* _The request_:
Print out each record below, unaltered and complete, without its images.

* _Data to use_:
((

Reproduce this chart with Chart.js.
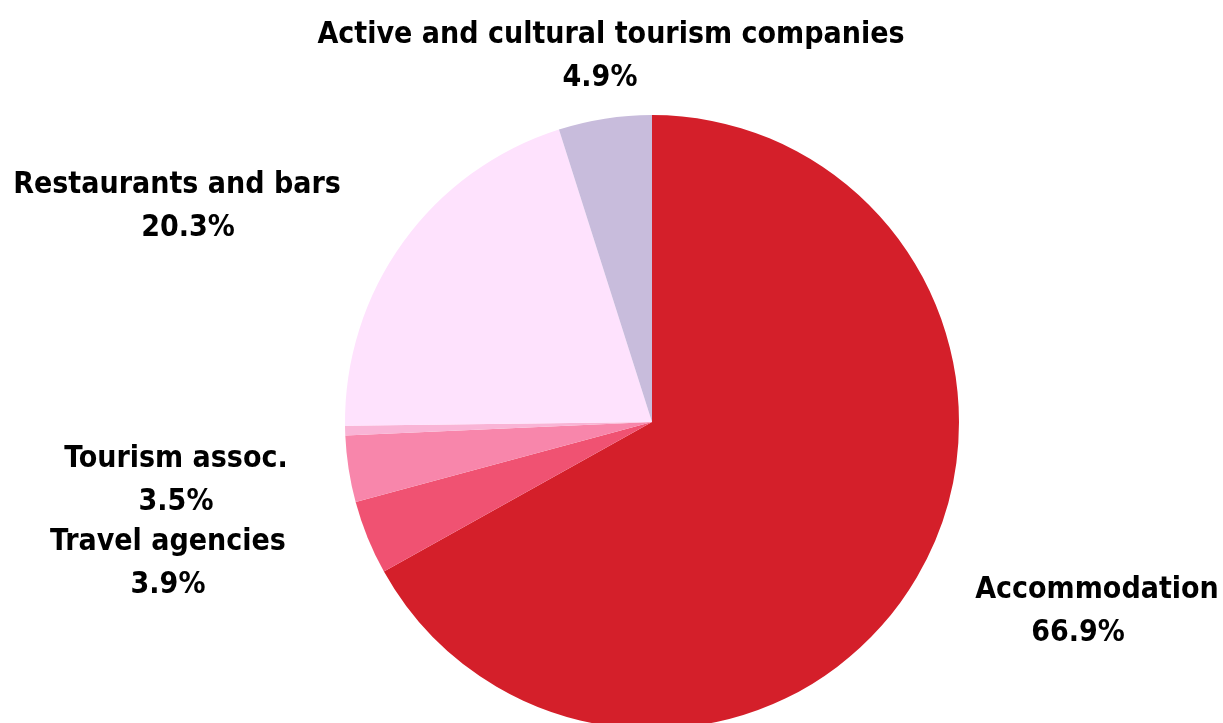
<!DOCTYPE html>
<html>
<head>
<meta charset="utf-8">
<script src="https://cdn.jsdelivr.net/npm/chart.js@4"></script>
<style>
  html, body { margin: 0; padding: 0; background: #fff; overflow: hidden; }
  #wrap { position: relative; width: 1223px; height: 760px; }
</style>
</head>
<body>
<div id="wrap"><canvas id="pie"></canvas></div>
<script>
// Share of tourism businesses by sector (%)
const sectors = ["Accommodation", "Travel agencies", "Tourism assoc.", "Other", "Restaurants and bars", "Active and cultural tourism companies"];
const shares = [66.9, 3.9, 3.5, 0.5, 20.3, 4.9];
const sliceColors = ["#D41F2A", "#F05272", "#F886AB", "#F9B4D6", "#FEE2FD", "#C8BCDC"];
const showLabel = [true, true, true, false, true, true];

// where each label block is centred (name line, value line)
const labelSpots = [
  { x: 1097, y: 590, vx: 1078 },
  { x: 168, y: 542, vx: 168 },
  { x: 176, y: 459, vx: 176 },
  null,
  { x: 177, y: 185, vx: 188 },
  { x: 611, y: 35, vx: 600 }
];

const sliceLabels = {
  id: "sliceLabels",
  afterDraw(chart) {
    const ctx = chart.ctx;
    ctx.save();
    ctx.font = "bold 30px 'DejaVu Sans Condensed', 'DejaVu Sans', sans-serif";
    ctx.fillStyle = "#000";
    ctx.textAlign = "center";
    ctx.textBaseline = "middle";
    sectors.forEach((name, i) => {
      const p = labelSpots[i];
      if (!showLabel[i] || !p) return;
      ctx.fillText(name, p.x, p.y);
      ctx.fillText(shares[i].toFixed(1) + "%", p.vx, p.y + 43);
    });
    ctx.restore();
  }
};

new Chart(document.getElementById("pie"), {
  type: "pie",
  data: {
    labels: sectors,
    datasets: [{
      data: shares,
      backgroundColor: sliceColors,
      borderWidth: 0
    }]
  },
  options: {
    responsive: true,
    maintainAspectRatio: false,
    animation: false,
    layout: { padding: { top: 115, bottom: 31, left: 345, right: 264 } },
    plugins: {
      legend: { display: false },
      tooltip: { enabled: false }
    }
  },
  plugins: [sliceLabels]
});
</script>
</body>
</html>
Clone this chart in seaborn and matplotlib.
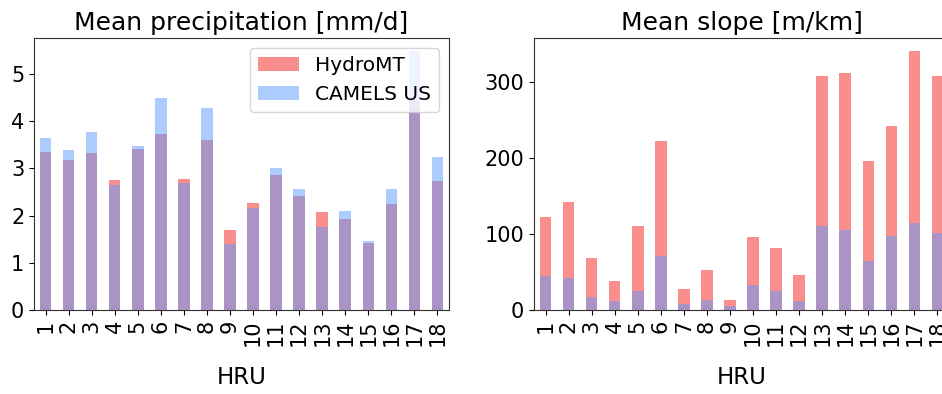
import matplotlib
matplotlib.use("Agg")
import matplotlib.pyplot as plt
import seaborn as sns
import pandas as pd

hru = [str(i) for i in range(1, 19)]
precip_hydromt = [3.35, 3.17, 3.32, 2.75, 3.40, 3.73, 2.77, 3.60, 1.69, 2.26,
                  2.85, 2.41, 2.07, 1.92, 1.41, 2.24, 4.45, 2.73]
precip_camels = [3.64, 3.38, 3.78, 2.64, 3.47, 4.49, 2.70, 4.27, 1.39, 2.15,
                 3.00, 2.56, 1.75, 2.09, 1.46, 2.56, 5.49, 3.24]
slope_hydromt = [123, 142, 68, 37.6, 110, 222, 28, 53, 13.5, 95.6,
                 81, 46.7, 308, 312, 196, 242, 341, 308]
slope_camels = [44.5, 41.5, 16.6, 11.4, 24.5, 70.7, 7.4, 12.7, 4.8, 32.8,
                24.5, 11.4, 110, 105, 64, 97, 114, 101]

red = (244/255, 4/255, 0.0)
blue = (91/255, 153/255, 1.0)

W, H = 942, 394
fig = plt.figure(figsize=(W/100, H/100), dpi=100)
ax1 = fig.add_axes([34/W, (H-310)/H, 415/W, 272/H])
ax2 = fig.add_axes([534/W, (H-310)/H, 415/W, 272/H])

df = pd.DataFrame({"HRU": hru, "p_h": precip_hydromt, "p_c": precip_camels,
                   "s_h": slope_hydromt, "s_c": slope_camels})

for ax, (ch, cc), title in [(ax1, ("p_h", "p_c"), "Mean precipitation [mm/d]"),
                            (ax2, ("s_h", "s_c"), "Mean slope [m/km]")]:
    sns.barplot(data=df, x="HRU", y=ch, color=red, alpha=0.45, saturation=1,
                width=0.5, linewidth=0, ax=ax, label="HydroMT")
    sns.barplot(data=df, x="HRU", y=cc, color=blue, alpha=0.5, saturation=1,
                width=0.5, linewidth=0, ax=ax, label="CAMELS US")
    ax.set_title(title, fontsize=18, pad=6)
    ax.set_xlabel("HRU", fontsize=16.5, labelpad=14)
    ax.set_ylabel("")
    ax.tick_params(axis="both", labelsize=15)
    ax.tick_params(axis="x", labelrotation=90)
    ax.set_xlim(-0.5, 17.5)
    for s in ax.spines.values():
        s.set_visible(True)
        s.set_color("#333333")

ax1.set_ylim(0, 5.76)
ax1.set_yticks([0, 1, 2, 3, 4, 5])
ax2.set_ylim(0, 358)
ax2.set_yticks([0, 100, 200, 300])

ax1.legend(loc="upper right", fontsize=14.5, framealpha=0.8)
leg2 = ax2.get_legend()
if leg2 is not None:
    leg2.remove()

fig.savefig("out.png", dpi=100)
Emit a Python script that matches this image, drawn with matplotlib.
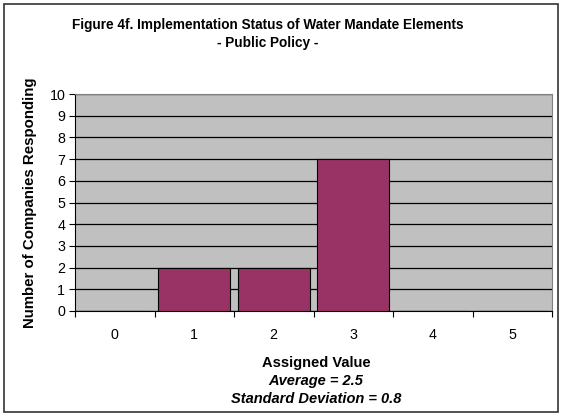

))

* _Complete output_:
Reproduce this chart with Chart.js.
<!DOCTYPE html>
<html>
<head>
<meta charset="utf-8">
<script src="https://cdn.jsdelivr.net/npm/chart.js@4"></script>
<style>
  html, body { margin: 0; padding: 0; background: #fff; overflow: hidden; }
  #wrap { position: relative; width: 1223px; height: 760px; }
</style>
</head>
<body>
<div id="wrap"><canvas id="pie"></canvas></div>
<script>
// Share of tourism businesses by sector (%)
const sectors = ["Accommodation", "Travel agencies", "Tourism assoc.", "Other", "Restaurants and bars", "Active and cultural tourism companies"];
const shares = [66.9, 3.9, 3.5, 0.5, 20.3, 4.9];
const sliceColors = ["#D41F2A", "#F05272", "#F886AB", "#F9B4D6", "#FEE2FD", "#C8BCDC"];
const showLabel = [true, true, true, false, true, true];

// where each label block is centred (name line, value line)
const labelSpots = [
  { x: 1097, y: 590, vx: 1078 },
  { x: 168, y: 542, vx: 168 },
  { x: 176, y: 459, vx: 176 },
  null,
  { x: 177, y: 185, vx: 188 },
  { x: 611, y: 35, vx: 600 }
];

const sliceLabels = {
  id: "sliceLabels",
  afterDraw(chart) {
    const ctx = chart.ctx;
    ctx.save();
    ctx.font = "bold 30px 'DejaVu Sans Condensed', 'DejaVu Sans', sans-serif";
    ctx.fillStyle = "#000";
    ctx.textAlign = "center";
    ctx.textBaseline = "middle";
    sectors.forEach((name, i) => {
      const p = labelSpots[i];
      if (!showLabel[i] || !p) return;
      ctx.fillText(name, p.x, p.y);
      ctx.fillText(shares[i].toFixed(1) + "%", p.vx, p.y + 43);
    });
    ctx.restore();
  }
};

new Chart(document.getElementById("pie"), {
  type: "pie",
  data: {
    labels: sectors,
    datasets: [{
      data: shares,
      backgroundColor: sliceColors,
      borderWidth: 0
    }]
  },
  options: {
    responsive: true,
    maintainAspectRatio: false,
    animation: false,
    layout: { padding: { top: 115, bottom: 31, left: 345, right: 264 } },
    plugins: {
      legend: { display: false },
      tooltip: { enabled: false }
    }
  },
  plugins: [sliceLabels]
});
</script>
</body>
</html>
Clone this chart in seaborn and matplotlib.
import matplotlib
matplotlib.use("Agg")
import matplotlib.pyplot as plt
import seaborn as sns
import pandas as pd

hru = [str(i) for i in range(1, 19)]
precip_hydromt = [3.35, 3.17, 3.32, 2.75, 3.40, 3.73, 2.77, 3.60, 1.69, 2.26,
                  2.85, 2.41, 2.07, 1.92, 1.41, 2.24, 4.45, 2.73]
precip_camels = [3.64, 3.38, 3.78, 2.64, 3.47, 4.49, 2.70, 4.27, 1.39, 2.15,
                 3.00, 2.56, 1.75, 2.09, 1.46, 2.56, 5.49, 3.24]
slope_hydromt = [123, 142, 68, 37.6, 110, 222, 28, 53, 13.5, 95.6,
                 81, 46.7, 308, 312, 196, 242, 341, 308]
slope_camels = [44.5, 41.5, 16.6, 11.4, 24.5, 70.7, 7.4, 12.7, 4.8, 32.8,
                24.5, 11.4, 110, 105, 64, 97, 114, 101]

red = (244/255, 4/255, 0.0)
blue = (91/255, 153/255, 1.0)

W, H = 942, 394
fig = plt.figure(figsize=(W/100, H/100), dpi=100)
ax1 = fig.add_axes([34/W, (H-310)/H, 415/W, 272/H])
ax2 = fig.add_axes([534/W, (H-310)/H, 415/W, 272/H])

df = pd.DataFrame({"HRU": hru, "p_h": precip_hydromt, "p_c": precip_camels,
                   "s_h": slope_hydromt, "s_c": slope_camels})

for ax, (ch, cc), title in [(ax1, ("p_h", "p_c"), "Mean precipitation [mm/d]"),
                            (ax2, ("s_h", "s_c"), "Mean slope [m/km]")]:
    sns.barplot(data=df, x="HRU", y=ch, color=red, alpha=0.45, saturation=1,
                width=0.5, linewidth=0, ax=ax, label="HydroMT")
    sns.barplot(data=df, x="HRU", y=cc, color=blue, alpha=0.5, saturation=1,
                width=0.5, linewidth=0, ax=ax, label="CAMELS US")
    ax.set_title(title, fontsize=18, pad=6)
    ax.set_xlabel("HRU", fontsize=16.5, labelpad=14)
    ax.set_ylabel("")
    ax.tick_params(axis="both", labelsize=15)
    ax.tick_params(axis="x", labelrotation=90)
    ax.set_xlim(-0.5, 17.5)
    for s in ax.spines.values():
        s.set_visible(True)
        s.set_color("#333333")

ax1.set_ylim(0, 5.76)
ax1.set_yticks([0, 1, 2, 3, 4, 5])
ax2.set_ylim(0, 358)
ax2.set_yticks([0, 100, 200, 300])

ax1.legend(loc="upper right", fontsize=14.5, framealpha=0.8)
leg2 = ax2.get_legend()
if leg2 is not None:
    leg2.remove()

fig.savefig("out.png", dpi=100)
Emit a Python script that matches this image, drawn with matplotlib.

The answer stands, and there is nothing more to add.